Justificatif de ressources – proof of financial means, such as your last three months payslips (employers are legally obliged to provide these), other proof of income or proof of pension payments or evidence of savings.

Avis d’imposition – tax return. Some processes ask for this separately, for others it can be used as proof of resources – this is not a copy of the declaration that you make, but the receipt you get back from the tax office laying out your income and any payments that are required. If you declare your taxes online in France, you can download a copy of this document from the tax website. 

Quittance de loyer – rent receipts

Attestation de bon paiment – a document from your landlord stating that you pay your rent on time

Un garant – for some processes, particularly house-hunting, you might need a financial guarantor. This can be tricky for foreigners since it has to be someone you know reasonably well, but that person must also be living (and sometimes working) in France, and they will also need to provide all the above documents. If you’re struggling to find an acceptable guarantor, there are online services that will provide a guarantor (for a fee).

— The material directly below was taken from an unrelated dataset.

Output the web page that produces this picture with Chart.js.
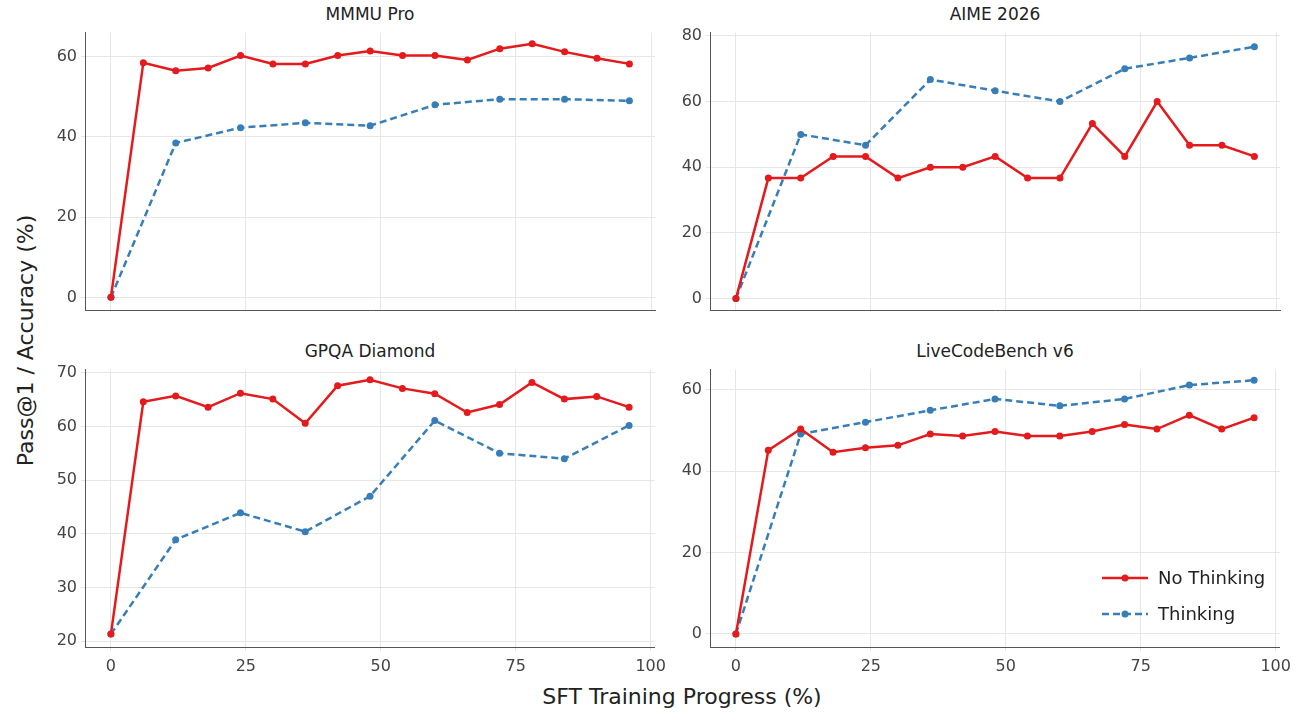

En cours de traitement – this means that your dossier has been received and is in the process of being evaluated. Depending on the process this stage can take anywhere between hours, months or even years (in the case of citizenship applications).

RDV – the shortened version of rendez-vous, this is an appointment. Certain processes require you to first submit your dossier and then attend an in-person appointment.

Votre dossier est incomplet – bad news, you are missing one or more crucial documents and your application will not proceed any further until you have remedied this.

Votre dossier est validé – your dossier has been approved. Time to pop the Champagne!